According to industry veterans Paul Starkey and Steve Firszt of Vital Mgmt, there are 14 immediate actions integrators should be taking to protect your business and manage your cash flow.

  1. Tighten purchasing; buy only essentials for projects that can be delivered.
  2. Verify which vendors are classified as essential and are still shipping.
  3. Be diligent with Accounts Receivables, Request for Proposals and Collections; you have to stay on top of this particularly at this time.
  4. Send techs home if no work; encourage them to take vacation time now; no immediate cash savings but down the road this helps.
  5. Freeze overtime; look for ways to get it done without it.
  6. Stay close to trade partners; communicate frequently; find what is happening with their pipeline.

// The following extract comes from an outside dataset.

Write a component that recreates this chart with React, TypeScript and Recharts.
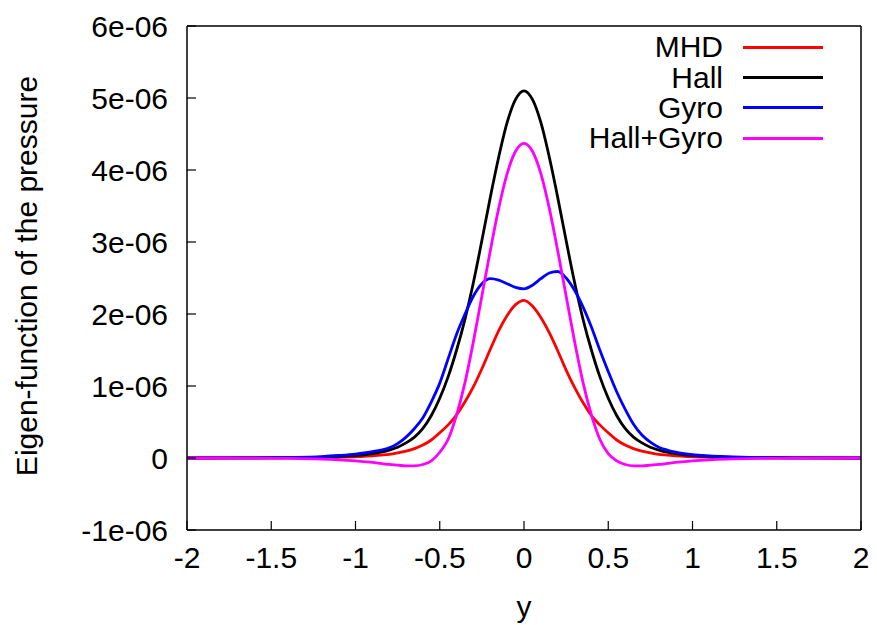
import React from 'react';
import { LineChart, Line, XAxis, YAxis, Legend } from 'recharts';

// y coordinate samples
const xs = [
  -2, -1.8, -1.6, -1.4, -1.2, -1.1,
  -1.0, -0.95, -0.9, -0.85, -0.8, -0.75, -0.7, -0.65, -0.6, -0.55, -0.5, -0.45, -0.4, -0.35, -0.3, -0.25, -0.2, -0.15, -0.1, -0.05,
  0,
  0.05, 0.1, 0.15, 0.2, 0.25, 0.3, 0.35, 0.4, 0.45, 0.5, 0.55, 0.6, 0.65, 0.7, 0.75, 0.8, 0.85, 0.9, 0.95, 1.0,
  1.1, 1.2, 1.4, 1.6, 1.8, 2,
];

// values in units of 1e-06
const mhd = [
  0, 0, 0.001, 0.002, 0.006, 0.01,
  0.017, 0.022, 0.03, 0.04, 0.05, 0.07, 0.095, 0.13, 0.18, 0.25, 0.35, 0.46, 0.6, 0.78, 0.99, 1.24, 1.51, 1.77, 1.98, 2.13,
  2.19,
  2.11, 1.95, 1.74, 1.49, 1.22, 0.98, 0.77, 0.59, 0.46, 0.35, 0.25, 0.18, 0.13, 0.095, 0.07, 0.05, 0.04, 0.03, 0.022, 0.017,
  0.01, 0.006, 0.002, 0.001, 0, 0,
];

const hall = [
  0, 0.001, 0.002, 0.005, 0.012, 0.02,
  0.035, 0.045, 0.06, 0.08, 0.11, 0.15, 0.21, 0.29, 0.41, 0.59, 0.83, 1.13, 1.5, 1.93, 2.44, 3.02, 3.62, 4.18, 4.66, 4.98,
  5.1,
  4.98, 4.66, 4.18, 3.62, 3.02, 2.44, 1.93, 1.5, 1.13, 0.83, 0.59, 0.41, 0.29, 0.21, 0.15, 0.11, 0.08, 0.06, 0.045, 0.035,
  0.02, 0.012, 0.005, 0.002, 0.001, 0,
];

const gyro = [
  0, 0.001, 0.003, 0.008, 0.02, 0.035,
  0.055, 0.07, 0.09, 0.11, 0.14, 0.2, 0.29, 0.41, 0.56, 0.78, 1.04, 1.38, 1.72, 2.0, 2.25, 2.42, 2.49, 2.47, 2.42, 2.37,
  2.35,
  2.4, 2.49, 2.57, 2.59, 2.5, 2.33, 2.1, 1.82, 1.5, 1.2, 0.92, 0.68, 0.47, 0.32, 0.22, 0.15, 0.11, 0.08, 0.06, 0.045,
  0.03, 0.02, 0.008, 0.003, 0.001, 0,
];

const hallGyro = [
  0, 0, -0.002, -0.005, -0.015, -0.025,
  -0.04, -0.05, -0.06, -0.075, -0.09, -0.1, -0.11, -0.11, -0.09, -0.04, 0.08, 0.26, 0.6, 1.05, 1.62, 2.25, 2.88, 3.47, 3.95, 4.26,
  4.37,
  4.26, 3.95, 3.47, 2.88, 2.25, 1.62, 1.05, 0.6, 0.26, 0.06, -0.04, -0.09, -0.11, -0.11, -0.1, -0.09, -0.075, -0.06, -0.05, -0.04,
  -0.025, -0.015, -0.005, -0.002, 0, 0,
];

const xTicks = [-2, -1.5, -1, -0.5, 0, 0.5, 1, 1.5, 2];
const yTicks = [-1, 0, 1, 2, 3, 4, 5, 6];

const seriesKeys = ['mhd', 'hall', 'gyro', 'hallGyro'];
const seriesNames = ['MHD', 'Hall', 'Gyro', 'Hall+Gyro'];
const seriesColors = ['#ff0000', '#000000', '#0000ff', '#ff00ff'];

const data = xs.map((x, i) => ({
  x,
  mhd: mhd[i],
  hall: hall[i],
  gyro: gyro[i],
  hallGyro: hallGyro[i],
}));

const FONT = '"Liberation Sans", Arial, Helvetica, sans-serif';
const FS = 30;

const fmtY = (v: number) => (v === 0 ? '0' : `${v}e-06`);
const fmtX = (v: number) => String(v);

const YTitle = () => (
  <text
    x={37}
    y={276}
    transform="rotate(-90 37 276)"
    textAnchor="middle"
    fontSize={FS}
    fontFamily={FONT}
    fill="#000"
  >
    Eigen-function of the pressure
  </text>
);

const XTitle = () => (
  <text
    x={524}
    y={606}
    textAnchor="middle"
    dominantBaseline="central"
    fontSize={FS}
    fontFamily={FONT}
    fill="#000"
  >
    y
  </text>
);

const LegendContent = () => (
  <div style={{ fontFamily: FONT, fontSize: FS, color: '#000' }}>
    {seriesNames.map((name, i) => (
      <div key={name} style={{ display: 'flex', alignItems: 'center', height: 30.4 }}>
        <span style={{ width: 183, textAlign: 'right', lineHeight: '30px', whiteSpace: 'nowrap' }}>{name}</span>
        <span style={{ marginLeft: 20, width: 80, height: 3, background: seriesColors[i], display: 'inline-block' }} />
      </div>
    ))}
  </div>
);

export default function App() {
  return (
    <div style={{ position: 'absolute', left: 0, top: 0, width: 877, height: 625, background: '#fff' }}>
      <LineChart width={877} height={625} data={data} margin={{ top: 0, right: 0, bottom: 0, left: 0 }}>
        <XAxis
          xAxisId="b"
          dataKey="x"
          type="number"
          domain={[-2, 2]}
          ticks={xTicks}
          interval={0}
          orientation="bottom"
          height={95}
          tickSize={-9}
          tickMargin={26}
          tickFormatter={fmtX}
          axisLine={{ stroke: '#000', strokeWidth: 1.5 }}
          tickLine={{ stroke: '#000', strokeWidth: 1.2 }}
          tick={{ fontSize: FS, fill: '#000', fontFamily: FONT }}
          label={<XTitle />}
        />
        <XAxis
          xAxisId="t"
          dataKey="x"
          type="number"
          domain={[-2, 2]}
          ticks={xTicks}
          interval={0}
          orientation="top"
          height={26}
          tickSize={-9}
          tick={false}
          axisLine={{ stroke: '#000', strokeWidth: 1.5 }}
          tickLine={{ stroke: '#000', strokeWidth: 1.2 }}
        />
        <YAxis
          yAxisId="l"
          type="number"
          domain={[-1, 6]}
          ticks={yTicks}
          interval={0}
          orientation="left"
          width={187}
          tickSize={-9}
          tickMargin={28}
          tickFormatter={fmtY}
          axisLine={{ stroke: '#000', strokeWidth: 1.5 }}
          tickLine={{ stroke: '#000', strokeWidth: 1.2 }}
          tick={{ fontSize: FS, fill: '#000', fontFamily: FONT }}
          label={<YTitle />}
        />
        <YAxis
          yAxisId="r"
          type="number"
          domain={[-1, 6]}
          ticks={yTicks}
          interval={0}
          orientation="right"
          width={16}
          tickSize={-9}
          tick={false}
          axisLine={{ stroke: '#000', strokeWidth: 1.5 }}
          tickLine={{ stroke: '#000', strokeWidth: 1.2 }}
        />
        {seriesKeys.map((k, i) => (
          <Line
            key={k}
            xAxisId="b"
            yAxisId="l"
            type="monotone"
            dataKey={k}
            name={seriesNames[i]}
            stroke={seriesColors[i]}
            strokeWidth={2.8}
            dot={false}
            activeDot={false}
            isAnimationActive={false}
          />
        ))}
        <Legend
          layout="vertical"
          align="center"
          verticalAlign="middle"
          wrapperStyle={{ position: 'absolute', left: 540, top: 32, width: 310 }}
          content={LegendContent}
        />
      </LineChart>
    </div>
  );
}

  7. Keep cash in the business; you may be called upon to put more cash in for the short term.
  8. Extend terms with vendors; communicate with vendors you don’t want to get on credit hold; but some will work with you.
  9. Consider using showroom inventory for delivery.

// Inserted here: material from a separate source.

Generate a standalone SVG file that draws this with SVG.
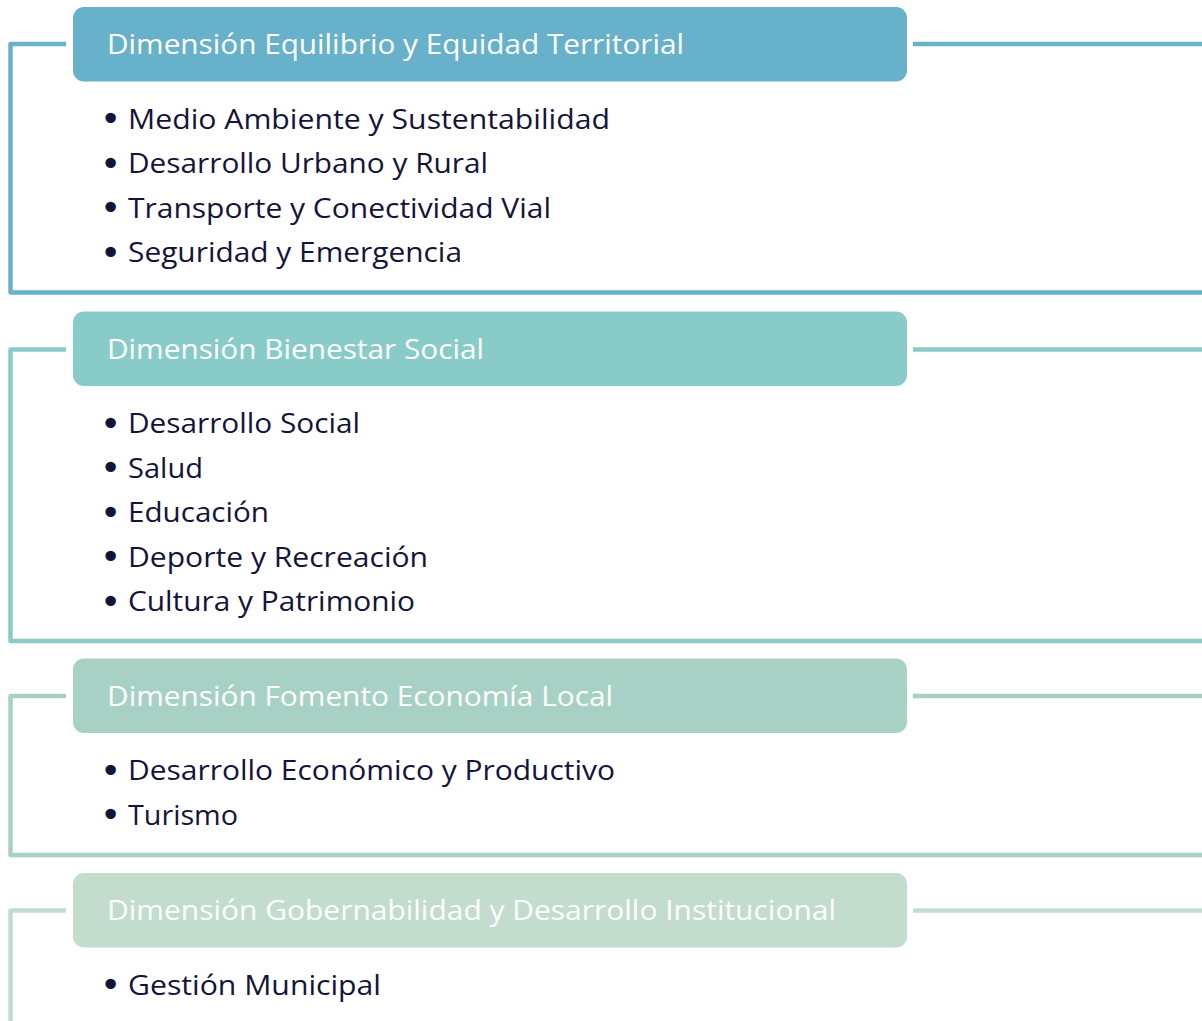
<svg xmlns="http://www.w3.org/2000/svg" width="1202" height="1021" viewBox="0 0 1202 1021">
<style>
.bg{fill:#ffffff}
.ttl{font-family:"Open Sans","Noto Sans",sans-serif;font-size:28px;fill:#ffffff}
.it{font-family:"Open Sans","Noto Sans",sans-serif;font-size:28px;fill:#14143a}
.bl{font-family:"DejaVu Sans",sans-serif;font-size:36px;fill:#14143a}
.ln{fill:none;stroke-width:4.5;stroke-linejoin:round}
.c1{stroke:#67b1ca}.c2{stroke:#89cbc8}.c3{stroke:#a8d1c5}.c4{stroke:#c2dccd}
.f1{fill:#67b1ca}.f2{fill:#89cbc8}.f3{fill:#a8d1c5}.f4{fill:#c2dccd}
</style>
<rect class="bg" x="0" y="0" width="1202" height="1021"/>
<g id="connectors">
<path class="ln c1" d="M66 44 H10.5 V292.5 H1202"/>
<path class="ln c1" d="M913 44 H1202"/>
<path class="ln c2" d="M66 349.5 H10.5 V641 H1202"/>
<path class="ln c2" d="M913 349.5 H1202"/>
<path class="ln c3" d="M66 696 H10.5 V855 H1202"/>
<path class="ln c3" d="M913 696 H1202"/>
<path class="ln c4" d="M66 910.5 H10.5 V1025"/>
<path class="ln c4" d="M913 910.5 H1202"/>
</g>
<g id="dim1">
<rect class="f1" x="73" y="7" width="834" height="74.5" rx="11"/>
<text class="ttl" x="107" y="53.5" textLength="577" lengthAdjust="spacingAndGlyphs">Dimensión Equilibrio y Equidad Territorial</text>
<text class="bl" x="100" y="131">•</text><text class="it" x="128" y="128.5" textLength="482" lengthAdjust="spacingAndGlyphs">Medio Ambiente y Sustentabilidad</text>
<text class="bl" x="100" y="175.5">•</text><text class="it" x="128" y="173" textLength="360" lengthAdjust="spacingAndGlyphs">Desarrollo Urbano y Rural</text>
<text class="bl" x="100" y="220">•</text><text class="it" x="128" y="217.5" textLength="423" lengthAdjust="spacingAndGlyphs">Transporte y Conectividad Vial</text>
<text class="bl" x="100" y="264.5">•</text><text class="it" x="128" y="262" textLength="334" lengthAdjust="spacingAndGlyphs">Seguridad y Emergencia</text>
</g>
<g id="dim2">
<rect class="f2" x="73" y="311.5" width="834" height="74.5" rx="11"/>
<text class="ttl" x="107" y="358.5" textLength="377" lengthAdjust="spacingAndGlyphs">Dimensión Bienestar Social</text>
<text class="bl" x="100" y="435.5">•</text><text class="it" x="128" y="433" textLength="232" lengthAdjust="spacingAndGlyphs">Desarrollo Social</text>
<text class="bl" x="100" y="480">•</text><text class="it" x="128" y="477.5" textLength="75" lengthAdjust="spacingAndGlyphs">Salud</text>
<text class="bl" x="100" y="524.5">•</text><text class="it" x="128" y="522" textLength="141" lengthAdjust="spacingAndGlyphs">Educación</text>
<text class="bl" x="100" y="569">•</text><text class="it" x="128" y="566.5" textLength="300" lengthAdjust="spacingAndGlyphs">Deporte y Recreación</text>
<text class="bl" x="100" y="613.5">•</text><text class="it" x="128" y="611" textLength="287" lengthAdjust="spacingAndGlyphs">Cultura y Patrimonio</text>
</g>
<g id="dim3">
<rect class="f3" x="73" y="658.5" width="834" height="74.5" rx="11"/>
<text class="ttl" x="107" y="705.5" textLength="506" lengthAdjust="spacingAndGlyphs">Dimensión Fomento Economía Local</text>
<text class="bl" x="100" y="782.5">•</text><text class="it" x="128" y="780" textLength="487" lengthAdjust="spacingAndGlyphs">Desarrollo Económico y Productivo</text>
<text class="bl" x="100" y="827">•</text><text class="it" x="128" y="824.5" textLength="110" lengthAdjust="spacingAndGlyphs">Turismo</text>
</g>
<g id="dim4">
<rect class="f4" x="73" y="873" width="834" height="74.5" rx="11"/>
<text class="ttl" x="107" y="919.5" textLength="729" lengthAdjust="spacingAndGlyphs">Dimensión Gobernabilidad y Desarrollo Institucional</text>
<text class="bl" x="100" y="997">•</text><text class="it" x="128" y="994.5" textLength="253" lengthAdjust="spacingAndGlyphs">Gestión Municipal</text>
</g>
</svg>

  10. Freeze hiring; a given; it will be tough to retain your full staff through this.
  11. Become hyper familiar with the near-term production workload. Project-by-project detail is important.
  12. Have a policy on PTO, voluntary and involuntary; take attendance, know where you stand.
  13. Over communicate with your team. It is true that you cannot over-communicate in this environment; be proactive.
  14. Reach out to clients to help with their networks, security or other concerns they might have; avoid being the ambulance chaser. Let them know of precautions you are taking; work from home, sanitization, masks, gloves, etc.

“It is important to have a rapid response team assembled in your company even if it’s only three or four people,” say Firszt and Starkey of Vital Mgmt. They recommend meeting weekly and communicating daily with your team to help avert issues from spiraling out of control.

“Stay calm, remain confident and be of solid mind,” they add.